WHAT YOU SHOULD DO:
Everything from the line with "Emit a web page" through the line with "const xUnit = '(被験者)';", inclusive, should be repeated exactly, except the pictures.

LISTED ENTRIES:
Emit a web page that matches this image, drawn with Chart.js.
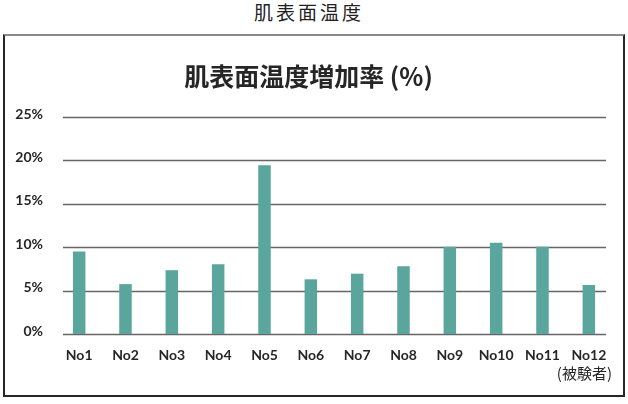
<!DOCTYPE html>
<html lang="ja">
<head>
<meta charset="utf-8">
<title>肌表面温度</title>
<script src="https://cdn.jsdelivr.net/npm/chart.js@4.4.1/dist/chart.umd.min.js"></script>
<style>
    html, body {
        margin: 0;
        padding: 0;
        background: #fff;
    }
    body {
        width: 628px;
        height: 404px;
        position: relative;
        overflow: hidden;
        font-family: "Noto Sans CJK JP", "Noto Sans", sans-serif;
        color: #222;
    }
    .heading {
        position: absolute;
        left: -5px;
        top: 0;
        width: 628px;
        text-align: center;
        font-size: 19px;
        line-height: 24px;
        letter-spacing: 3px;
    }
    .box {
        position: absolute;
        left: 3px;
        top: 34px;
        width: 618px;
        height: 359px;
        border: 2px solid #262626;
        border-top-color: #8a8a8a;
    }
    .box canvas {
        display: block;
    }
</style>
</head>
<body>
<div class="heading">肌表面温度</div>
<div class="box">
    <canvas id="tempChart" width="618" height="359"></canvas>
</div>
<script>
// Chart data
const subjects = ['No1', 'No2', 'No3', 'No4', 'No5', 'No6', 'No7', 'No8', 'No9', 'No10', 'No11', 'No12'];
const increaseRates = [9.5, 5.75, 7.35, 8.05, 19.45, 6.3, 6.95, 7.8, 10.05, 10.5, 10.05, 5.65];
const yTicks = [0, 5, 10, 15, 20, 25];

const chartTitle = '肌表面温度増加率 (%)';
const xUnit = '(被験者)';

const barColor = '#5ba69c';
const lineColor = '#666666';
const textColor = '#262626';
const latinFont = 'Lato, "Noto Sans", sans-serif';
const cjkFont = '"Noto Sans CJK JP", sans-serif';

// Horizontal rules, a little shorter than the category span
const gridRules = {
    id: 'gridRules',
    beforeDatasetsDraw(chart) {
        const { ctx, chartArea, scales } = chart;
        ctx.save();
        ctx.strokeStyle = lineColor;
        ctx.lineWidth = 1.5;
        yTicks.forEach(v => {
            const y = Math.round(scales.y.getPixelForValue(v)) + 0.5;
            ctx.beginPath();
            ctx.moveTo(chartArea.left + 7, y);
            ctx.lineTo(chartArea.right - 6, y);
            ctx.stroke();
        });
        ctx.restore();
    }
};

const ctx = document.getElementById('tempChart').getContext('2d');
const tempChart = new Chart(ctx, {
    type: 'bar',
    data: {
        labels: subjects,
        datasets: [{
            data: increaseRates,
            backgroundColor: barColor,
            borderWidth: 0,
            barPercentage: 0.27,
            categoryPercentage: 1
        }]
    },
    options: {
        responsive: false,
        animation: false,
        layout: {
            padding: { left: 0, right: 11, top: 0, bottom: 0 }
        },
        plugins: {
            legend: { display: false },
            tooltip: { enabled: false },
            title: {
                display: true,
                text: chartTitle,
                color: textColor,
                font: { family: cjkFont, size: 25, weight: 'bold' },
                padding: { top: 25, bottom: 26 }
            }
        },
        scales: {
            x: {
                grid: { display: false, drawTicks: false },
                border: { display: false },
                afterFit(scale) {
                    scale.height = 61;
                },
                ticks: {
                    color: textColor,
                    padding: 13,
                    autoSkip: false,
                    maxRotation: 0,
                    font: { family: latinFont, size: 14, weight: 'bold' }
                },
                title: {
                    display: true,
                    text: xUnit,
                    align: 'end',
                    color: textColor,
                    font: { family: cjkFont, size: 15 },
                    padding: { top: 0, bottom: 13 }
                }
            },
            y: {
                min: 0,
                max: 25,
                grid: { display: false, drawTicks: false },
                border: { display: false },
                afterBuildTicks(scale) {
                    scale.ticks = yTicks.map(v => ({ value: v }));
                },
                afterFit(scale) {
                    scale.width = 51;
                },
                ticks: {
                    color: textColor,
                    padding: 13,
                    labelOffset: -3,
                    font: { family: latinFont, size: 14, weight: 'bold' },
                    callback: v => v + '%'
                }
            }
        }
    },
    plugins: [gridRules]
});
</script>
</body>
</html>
* * *
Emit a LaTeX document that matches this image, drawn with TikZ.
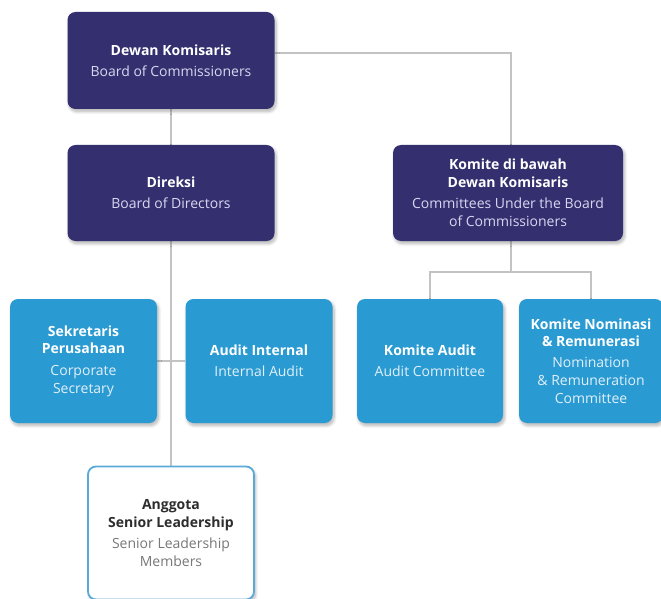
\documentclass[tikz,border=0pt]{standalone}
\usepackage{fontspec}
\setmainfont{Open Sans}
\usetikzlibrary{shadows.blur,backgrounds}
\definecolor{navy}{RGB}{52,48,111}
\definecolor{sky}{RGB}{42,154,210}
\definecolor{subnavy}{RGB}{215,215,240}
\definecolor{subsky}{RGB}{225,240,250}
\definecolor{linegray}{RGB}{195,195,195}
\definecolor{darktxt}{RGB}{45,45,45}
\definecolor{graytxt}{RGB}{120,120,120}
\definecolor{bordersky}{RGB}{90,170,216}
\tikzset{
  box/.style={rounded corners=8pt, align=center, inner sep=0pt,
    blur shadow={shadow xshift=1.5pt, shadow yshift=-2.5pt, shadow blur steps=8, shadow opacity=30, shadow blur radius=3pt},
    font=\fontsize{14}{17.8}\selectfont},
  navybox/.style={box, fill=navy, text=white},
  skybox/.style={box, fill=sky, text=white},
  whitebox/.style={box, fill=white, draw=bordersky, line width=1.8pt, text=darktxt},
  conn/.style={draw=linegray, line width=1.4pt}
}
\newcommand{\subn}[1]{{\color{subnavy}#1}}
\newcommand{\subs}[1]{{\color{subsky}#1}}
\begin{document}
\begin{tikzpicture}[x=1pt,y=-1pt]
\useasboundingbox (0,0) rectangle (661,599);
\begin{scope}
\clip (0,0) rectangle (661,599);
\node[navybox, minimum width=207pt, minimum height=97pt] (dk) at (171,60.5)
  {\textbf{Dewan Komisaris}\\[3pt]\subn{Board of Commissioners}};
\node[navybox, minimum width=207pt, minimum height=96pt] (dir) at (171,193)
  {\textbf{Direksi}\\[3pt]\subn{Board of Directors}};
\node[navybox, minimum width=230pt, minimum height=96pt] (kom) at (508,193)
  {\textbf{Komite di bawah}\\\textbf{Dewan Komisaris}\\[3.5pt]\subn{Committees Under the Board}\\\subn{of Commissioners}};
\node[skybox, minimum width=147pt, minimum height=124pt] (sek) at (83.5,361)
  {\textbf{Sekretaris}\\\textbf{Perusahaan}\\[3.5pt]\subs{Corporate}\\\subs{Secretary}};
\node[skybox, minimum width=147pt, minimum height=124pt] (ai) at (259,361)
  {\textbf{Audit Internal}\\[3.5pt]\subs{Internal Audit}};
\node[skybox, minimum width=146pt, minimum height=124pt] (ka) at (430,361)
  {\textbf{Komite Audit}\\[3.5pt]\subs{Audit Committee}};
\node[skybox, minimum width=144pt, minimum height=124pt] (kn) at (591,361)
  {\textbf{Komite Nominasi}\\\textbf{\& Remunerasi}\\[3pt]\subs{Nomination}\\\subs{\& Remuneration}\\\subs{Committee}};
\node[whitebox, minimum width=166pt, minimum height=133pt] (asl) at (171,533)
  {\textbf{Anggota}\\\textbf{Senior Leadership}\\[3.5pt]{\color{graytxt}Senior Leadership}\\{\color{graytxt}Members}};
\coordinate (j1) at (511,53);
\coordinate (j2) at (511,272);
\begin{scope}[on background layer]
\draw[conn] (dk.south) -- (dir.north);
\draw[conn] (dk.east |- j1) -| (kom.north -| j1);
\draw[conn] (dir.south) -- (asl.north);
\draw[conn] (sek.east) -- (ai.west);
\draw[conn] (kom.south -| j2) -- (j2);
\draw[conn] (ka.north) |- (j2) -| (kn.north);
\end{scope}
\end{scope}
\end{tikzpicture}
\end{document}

ANSWER TO THE TASK:
Emit a web page that matches this image, drawn with Chart.js.
<!DOCTYPE html>
<html lang="ja">
<head>
<meta charset="utf-8">
<title>肌表面温度</title>
<script src="https://cdn.jsdelivr.net/npm/chart.js@4.4.1/dist/chart.umd.min.js"></script>
<style>
    html, body {
        margin: 0;
        padding: 0;
        background: #fff;
    }
    body {
        width: 628px;
        height: 404px;
        position: relative;
        overflow: hidden;
        font-family: "Noto Sans CJK JP", "Noto Sans", sans-serif;
        color: #222;
    }
    .heading {
        position: absolute;
        left: -5px;
        top: 0;
        width: 628px;
        text-align: center;
        font-size: 19px;
        line-height: 24px;
        letter-spacing: 3px;
    }
    .box {
        position: absolute;
        left: 3px;
        top: 34px;
        width: 618px;
        height: 359px;
        border: 2px solid #262626;
        border-top-color: #8a8a8a;
    }
    .box canvas {
        display: block;
    }
</style>
</head>
<body>
<div class="heading">肌表面温度</div>
<div class="box">
    <canvas id="tempChart" width="618" height="359"></canvas>
</div>
<script>
// Chart data
const subjects = ['No1', 'No2', 'No3', 'No4', 'No5', 'No6', 'No7', 'No8', 'No9', 'No10', 'No11', 'No12'];
const increaseRates = [9.5, 5.75, 7.35, 8.05, 19.45, 6.3, 6.95, 7.8, 10.05, 10.5, 10.05, 5.65];
const yTicks = [0, 5, 10, 15, 20, 25];

const chartTitle = '肌表面温度増加率 (%)';
const xUnit = '(被験者)';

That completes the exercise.